• **REQUIRED WORK**
What is to be printed is the span of lines starting at the one containing "Give me the matplotlib source for this chart." and ending at the one containing "actin_band = [0.50, 0.72, 0.68, 0.75]", reproduced exactly with pictures left out.

• **EXERCISE INPUTS**
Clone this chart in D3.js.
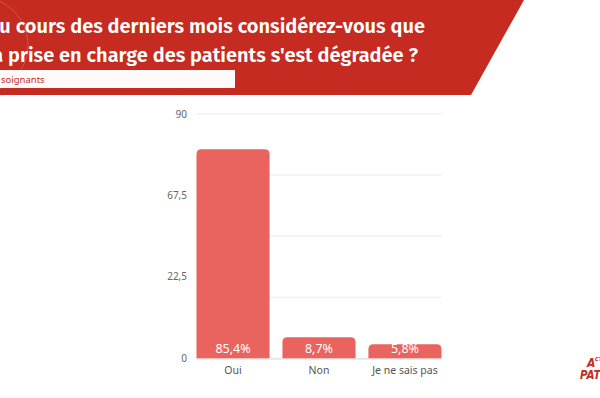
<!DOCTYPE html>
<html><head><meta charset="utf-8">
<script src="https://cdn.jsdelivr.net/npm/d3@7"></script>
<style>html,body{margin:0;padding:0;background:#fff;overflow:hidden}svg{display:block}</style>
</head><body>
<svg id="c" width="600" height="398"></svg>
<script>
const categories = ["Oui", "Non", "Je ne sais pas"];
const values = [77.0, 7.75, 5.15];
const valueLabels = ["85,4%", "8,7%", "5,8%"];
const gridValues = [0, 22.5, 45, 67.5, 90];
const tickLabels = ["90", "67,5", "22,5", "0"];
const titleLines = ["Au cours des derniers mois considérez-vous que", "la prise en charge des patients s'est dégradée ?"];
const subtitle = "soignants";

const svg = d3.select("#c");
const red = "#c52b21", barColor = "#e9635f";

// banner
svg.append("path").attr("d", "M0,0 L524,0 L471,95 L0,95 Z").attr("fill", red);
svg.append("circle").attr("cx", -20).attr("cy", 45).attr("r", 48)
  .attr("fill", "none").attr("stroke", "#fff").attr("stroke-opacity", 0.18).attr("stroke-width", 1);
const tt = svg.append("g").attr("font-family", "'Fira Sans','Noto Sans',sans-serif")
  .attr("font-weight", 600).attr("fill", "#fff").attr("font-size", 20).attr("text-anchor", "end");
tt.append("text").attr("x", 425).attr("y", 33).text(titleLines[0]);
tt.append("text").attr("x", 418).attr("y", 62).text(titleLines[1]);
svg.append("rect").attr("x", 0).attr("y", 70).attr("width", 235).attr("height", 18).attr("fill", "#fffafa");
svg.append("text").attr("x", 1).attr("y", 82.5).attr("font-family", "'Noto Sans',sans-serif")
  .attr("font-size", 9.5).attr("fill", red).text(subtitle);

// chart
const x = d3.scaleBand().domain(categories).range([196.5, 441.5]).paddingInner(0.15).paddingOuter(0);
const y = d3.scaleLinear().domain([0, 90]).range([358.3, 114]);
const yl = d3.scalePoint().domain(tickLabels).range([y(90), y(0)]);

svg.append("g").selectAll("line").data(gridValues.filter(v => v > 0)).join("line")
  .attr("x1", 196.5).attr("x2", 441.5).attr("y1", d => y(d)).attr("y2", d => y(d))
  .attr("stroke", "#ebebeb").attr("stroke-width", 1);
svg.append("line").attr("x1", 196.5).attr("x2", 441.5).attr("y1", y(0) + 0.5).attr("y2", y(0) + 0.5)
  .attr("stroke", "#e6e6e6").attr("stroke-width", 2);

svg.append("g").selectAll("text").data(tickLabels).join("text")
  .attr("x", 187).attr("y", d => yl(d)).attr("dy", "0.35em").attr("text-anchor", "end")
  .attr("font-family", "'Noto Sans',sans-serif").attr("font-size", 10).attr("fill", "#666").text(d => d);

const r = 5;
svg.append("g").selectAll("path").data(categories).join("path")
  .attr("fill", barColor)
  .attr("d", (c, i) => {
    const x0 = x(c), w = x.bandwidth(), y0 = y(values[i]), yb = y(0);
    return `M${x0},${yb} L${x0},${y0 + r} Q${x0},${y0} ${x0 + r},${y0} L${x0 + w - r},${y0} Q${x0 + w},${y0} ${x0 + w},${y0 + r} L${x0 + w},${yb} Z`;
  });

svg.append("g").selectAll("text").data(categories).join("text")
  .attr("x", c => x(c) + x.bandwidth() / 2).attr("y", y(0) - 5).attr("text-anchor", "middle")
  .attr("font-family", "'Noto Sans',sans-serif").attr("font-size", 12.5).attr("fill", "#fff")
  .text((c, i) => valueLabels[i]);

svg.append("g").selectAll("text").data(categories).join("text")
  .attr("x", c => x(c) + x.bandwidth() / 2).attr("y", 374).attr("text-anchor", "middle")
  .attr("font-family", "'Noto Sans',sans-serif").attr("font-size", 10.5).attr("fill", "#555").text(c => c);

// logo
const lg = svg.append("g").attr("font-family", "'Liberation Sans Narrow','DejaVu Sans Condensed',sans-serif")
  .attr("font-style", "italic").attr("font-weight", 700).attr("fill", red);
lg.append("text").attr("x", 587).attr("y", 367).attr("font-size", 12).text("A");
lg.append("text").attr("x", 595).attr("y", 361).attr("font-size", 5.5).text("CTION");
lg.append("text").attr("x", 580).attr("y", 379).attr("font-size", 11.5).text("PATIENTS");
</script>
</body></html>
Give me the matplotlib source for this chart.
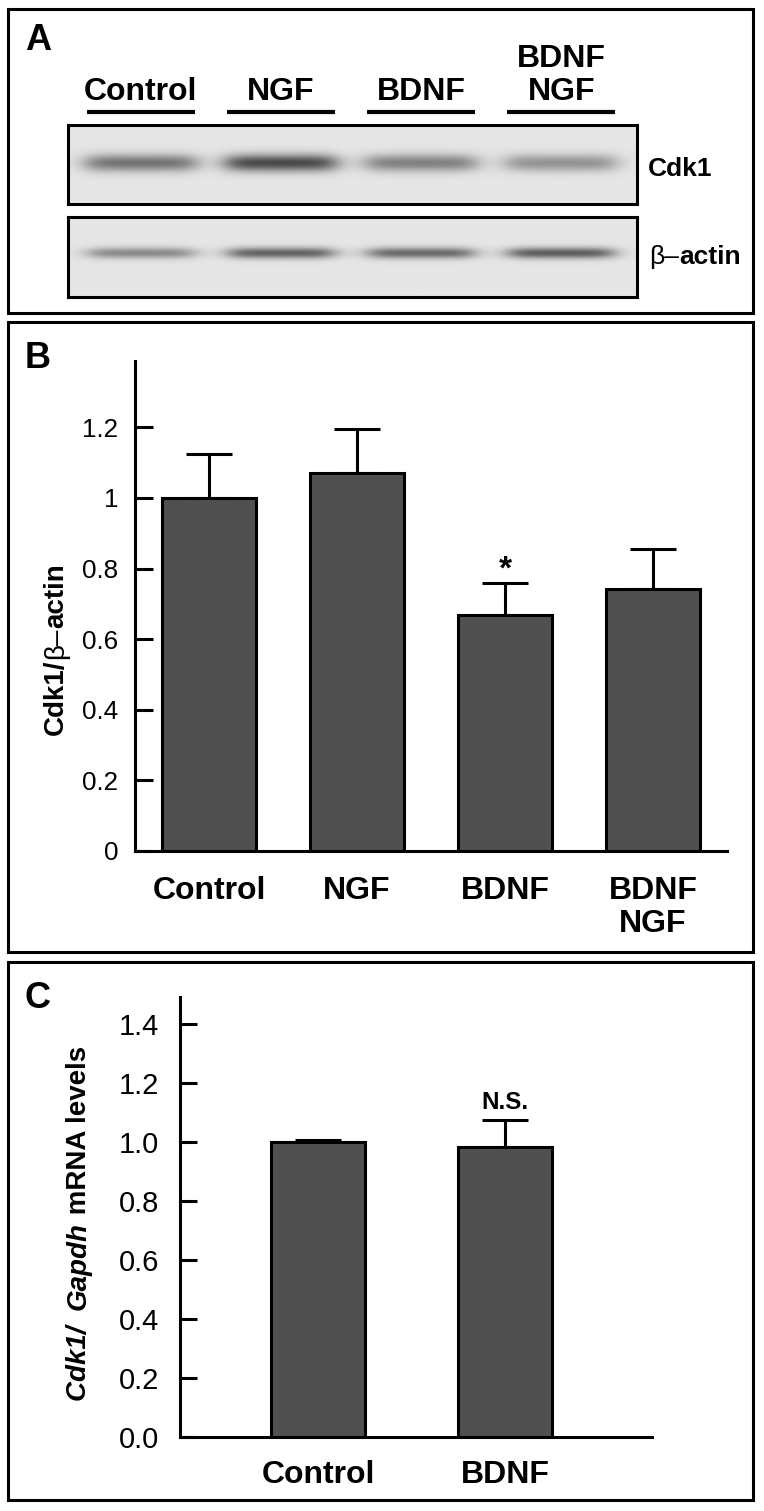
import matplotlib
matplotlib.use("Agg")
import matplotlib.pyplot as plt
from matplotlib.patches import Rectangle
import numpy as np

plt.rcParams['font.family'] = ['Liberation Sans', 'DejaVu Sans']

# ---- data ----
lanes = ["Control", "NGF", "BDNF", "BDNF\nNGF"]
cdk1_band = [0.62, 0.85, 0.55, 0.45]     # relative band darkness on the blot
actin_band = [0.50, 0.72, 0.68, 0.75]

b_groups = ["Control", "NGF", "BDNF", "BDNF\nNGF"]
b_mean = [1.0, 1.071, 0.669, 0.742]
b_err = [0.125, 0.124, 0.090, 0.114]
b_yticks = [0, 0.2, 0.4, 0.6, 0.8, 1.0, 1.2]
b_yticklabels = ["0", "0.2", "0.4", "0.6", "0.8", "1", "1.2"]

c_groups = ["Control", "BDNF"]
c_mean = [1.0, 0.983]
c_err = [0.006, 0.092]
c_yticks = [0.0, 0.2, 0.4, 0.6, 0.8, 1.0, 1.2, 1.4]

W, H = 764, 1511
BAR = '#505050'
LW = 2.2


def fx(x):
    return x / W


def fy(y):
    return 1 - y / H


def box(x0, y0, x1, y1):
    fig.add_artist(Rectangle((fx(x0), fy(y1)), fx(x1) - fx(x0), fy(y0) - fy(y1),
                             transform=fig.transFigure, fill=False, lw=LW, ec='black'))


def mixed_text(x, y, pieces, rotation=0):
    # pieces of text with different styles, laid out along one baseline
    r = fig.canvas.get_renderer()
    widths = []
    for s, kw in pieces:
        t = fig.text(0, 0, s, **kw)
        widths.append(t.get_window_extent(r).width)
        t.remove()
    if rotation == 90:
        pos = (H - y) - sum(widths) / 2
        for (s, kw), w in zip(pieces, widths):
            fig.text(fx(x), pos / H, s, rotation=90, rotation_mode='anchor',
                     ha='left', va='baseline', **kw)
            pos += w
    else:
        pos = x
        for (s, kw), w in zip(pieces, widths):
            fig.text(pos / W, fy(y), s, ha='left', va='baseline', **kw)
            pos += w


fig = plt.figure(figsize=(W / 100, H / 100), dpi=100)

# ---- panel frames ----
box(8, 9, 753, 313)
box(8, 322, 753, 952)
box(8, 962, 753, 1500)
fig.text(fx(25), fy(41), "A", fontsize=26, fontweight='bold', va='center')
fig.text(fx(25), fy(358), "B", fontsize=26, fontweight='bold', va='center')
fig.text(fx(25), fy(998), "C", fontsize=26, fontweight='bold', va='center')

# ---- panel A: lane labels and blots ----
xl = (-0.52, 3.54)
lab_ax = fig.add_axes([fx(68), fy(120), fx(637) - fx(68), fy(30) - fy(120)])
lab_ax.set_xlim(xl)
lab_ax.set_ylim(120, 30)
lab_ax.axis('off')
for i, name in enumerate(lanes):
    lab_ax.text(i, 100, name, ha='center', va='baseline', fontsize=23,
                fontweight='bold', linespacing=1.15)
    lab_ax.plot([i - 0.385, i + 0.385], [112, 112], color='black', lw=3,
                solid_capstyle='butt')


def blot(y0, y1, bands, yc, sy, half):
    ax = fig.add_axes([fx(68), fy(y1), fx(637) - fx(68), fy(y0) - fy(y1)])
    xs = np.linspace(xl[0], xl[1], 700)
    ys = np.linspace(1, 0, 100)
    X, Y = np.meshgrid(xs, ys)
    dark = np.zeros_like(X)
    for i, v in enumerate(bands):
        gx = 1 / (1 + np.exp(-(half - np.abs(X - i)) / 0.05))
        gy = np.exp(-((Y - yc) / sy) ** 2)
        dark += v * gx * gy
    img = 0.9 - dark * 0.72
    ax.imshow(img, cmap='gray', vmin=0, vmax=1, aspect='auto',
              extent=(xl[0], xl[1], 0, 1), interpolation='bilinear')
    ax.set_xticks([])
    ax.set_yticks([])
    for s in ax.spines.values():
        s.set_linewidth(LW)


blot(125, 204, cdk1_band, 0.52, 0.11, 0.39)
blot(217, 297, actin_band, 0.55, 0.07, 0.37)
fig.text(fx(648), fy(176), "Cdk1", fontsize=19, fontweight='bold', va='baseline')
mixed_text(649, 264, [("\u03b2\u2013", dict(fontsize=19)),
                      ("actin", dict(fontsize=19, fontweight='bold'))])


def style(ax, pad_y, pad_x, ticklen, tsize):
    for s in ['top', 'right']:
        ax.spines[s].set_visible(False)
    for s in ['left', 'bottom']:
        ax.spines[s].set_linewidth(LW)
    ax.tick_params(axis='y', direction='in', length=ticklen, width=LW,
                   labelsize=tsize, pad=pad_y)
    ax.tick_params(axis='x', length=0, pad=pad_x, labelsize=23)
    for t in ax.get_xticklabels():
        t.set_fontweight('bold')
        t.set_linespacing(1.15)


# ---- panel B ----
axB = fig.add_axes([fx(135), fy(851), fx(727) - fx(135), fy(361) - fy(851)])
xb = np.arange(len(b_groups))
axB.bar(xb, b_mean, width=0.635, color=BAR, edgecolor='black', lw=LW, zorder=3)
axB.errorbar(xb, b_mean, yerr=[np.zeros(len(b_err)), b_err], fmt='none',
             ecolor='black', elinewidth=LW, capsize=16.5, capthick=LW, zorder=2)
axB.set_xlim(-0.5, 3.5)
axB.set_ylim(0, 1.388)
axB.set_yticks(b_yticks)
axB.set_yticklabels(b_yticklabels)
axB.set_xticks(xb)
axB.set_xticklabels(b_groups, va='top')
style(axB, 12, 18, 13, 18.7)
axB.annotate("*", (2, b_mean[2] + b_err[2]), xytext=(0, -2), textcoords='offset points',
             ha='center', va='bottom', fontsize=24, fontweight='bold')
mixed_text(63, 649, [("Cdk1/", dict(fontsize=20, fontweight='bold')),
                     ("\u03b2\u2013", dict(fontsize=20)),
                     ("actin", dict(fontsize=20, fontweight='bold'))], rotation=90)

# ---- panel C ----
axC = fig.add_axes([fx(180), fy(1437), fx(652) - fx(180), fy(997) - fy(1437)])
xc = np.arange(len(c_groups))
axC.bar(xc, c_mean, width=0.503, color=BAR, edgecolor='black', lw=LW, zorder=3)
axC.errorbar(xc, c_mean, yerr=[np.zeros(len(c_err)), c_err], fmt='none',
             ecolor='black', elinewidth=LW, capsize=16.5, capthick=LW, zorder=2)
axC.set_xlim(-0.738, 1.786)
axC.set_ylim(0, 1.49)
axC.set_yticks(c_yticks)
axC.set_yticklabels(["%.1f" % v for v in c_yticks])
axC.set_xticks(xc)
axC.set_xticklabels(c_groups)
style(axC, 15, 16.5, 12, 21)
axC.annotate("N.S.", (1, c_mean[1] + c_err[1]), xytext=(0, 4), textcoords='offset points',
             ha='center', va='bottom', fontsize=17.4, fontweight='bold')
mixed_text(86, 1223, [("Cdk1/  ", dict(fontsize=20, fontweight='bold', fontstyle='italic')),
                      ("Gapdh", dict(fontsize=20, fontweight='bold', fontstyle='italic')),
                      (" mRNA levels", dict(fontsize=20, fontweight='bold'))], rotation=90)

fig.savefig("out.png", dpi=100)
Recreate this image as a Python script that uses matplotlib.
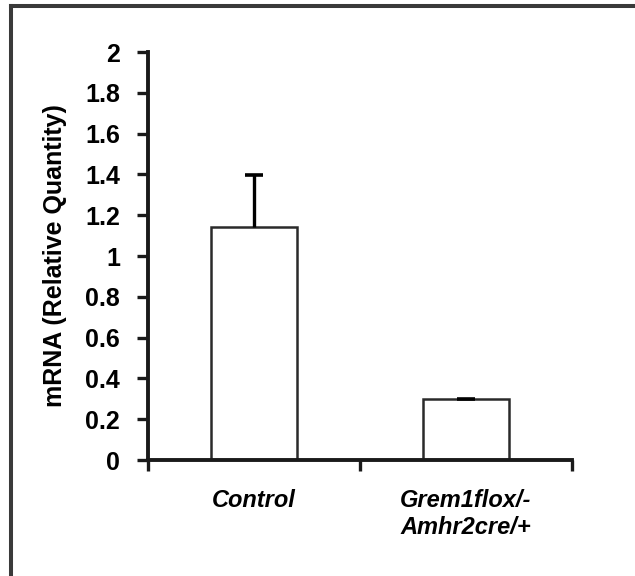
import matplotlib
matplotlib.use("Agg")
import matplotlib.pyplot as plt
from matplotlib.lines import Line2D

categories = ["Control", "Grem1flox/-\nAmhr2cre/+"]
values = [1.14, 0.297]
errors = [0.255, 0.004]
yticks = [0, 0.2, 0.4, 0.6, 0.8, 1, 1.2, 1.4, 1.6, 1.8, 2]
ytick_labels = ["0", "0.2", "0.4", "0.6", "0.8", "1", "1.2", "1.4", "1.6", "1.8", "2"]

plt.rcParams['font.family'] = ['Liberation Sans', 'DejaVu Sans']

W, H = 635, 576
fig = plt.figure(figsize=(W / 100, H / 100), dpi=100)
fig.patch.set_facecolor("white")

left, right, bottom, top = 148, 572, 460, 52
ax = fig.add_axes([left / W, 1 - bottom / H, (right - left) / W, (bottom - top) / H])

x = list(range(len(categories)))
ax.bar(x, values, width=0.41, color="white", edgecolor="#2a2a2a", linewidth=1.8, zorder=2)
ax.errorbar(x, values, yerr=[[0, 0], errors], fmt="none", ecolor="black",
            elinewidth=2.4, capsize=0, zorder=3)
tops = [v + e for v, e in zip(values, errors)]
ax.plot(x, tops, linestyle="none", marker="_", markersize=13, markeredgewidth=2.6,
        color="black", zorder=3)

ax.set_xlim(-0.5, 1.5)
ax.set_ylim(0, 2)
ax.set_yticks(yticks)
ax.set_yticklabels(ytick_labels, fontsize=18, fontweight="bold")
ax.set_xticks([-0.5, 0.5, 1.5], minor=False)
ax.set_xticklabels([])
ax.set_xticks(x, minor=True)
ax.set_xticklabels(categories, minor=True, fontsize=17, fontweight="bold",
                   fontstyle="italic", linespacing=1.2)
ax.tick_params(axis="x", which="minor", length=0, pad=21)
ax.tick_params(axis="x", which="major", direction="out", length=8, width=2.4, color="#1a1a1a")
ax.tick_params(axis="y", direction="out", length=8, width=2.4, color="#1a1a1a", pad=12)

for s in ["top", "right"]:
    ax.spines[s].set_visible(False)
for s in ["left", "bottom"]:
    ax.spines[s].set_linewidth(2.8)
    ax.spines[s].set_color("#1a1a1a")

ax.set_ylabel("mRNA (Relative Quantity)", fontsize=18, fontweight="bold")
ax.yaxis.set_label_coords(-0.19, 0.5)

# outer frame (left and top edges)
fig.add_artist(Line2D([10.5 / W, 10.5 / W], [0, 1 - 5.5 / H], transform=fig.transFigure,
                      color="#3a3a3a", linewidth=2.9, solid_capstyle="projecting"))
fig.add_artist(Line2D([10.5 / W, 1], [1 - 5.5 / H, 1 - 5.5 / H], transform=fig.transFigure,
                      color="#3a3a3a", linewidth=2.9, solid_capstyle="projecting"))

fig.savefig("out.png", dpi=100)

• **FULL OUTPUT**
Give me the matplotlib source for this chart.
import matplotlib
matplotlib.use("Agg")
import matplotlib.pyplot as plt
from matplotlib.patches import Rectangle
import numpy as np

plt.rcParams['font.family'] = ['Liberation Sans', 'DejaVu Sans']

# ---- data ----
lanes = ["Control", "NGF", "BDNF", "BDNF\nNGF"]
cdk1_band = [0.62, 0.85, 0.55, 0.45]     # relative band darkness on the blot
actin_band = [0.50, 0.72, 0.68, 0.75]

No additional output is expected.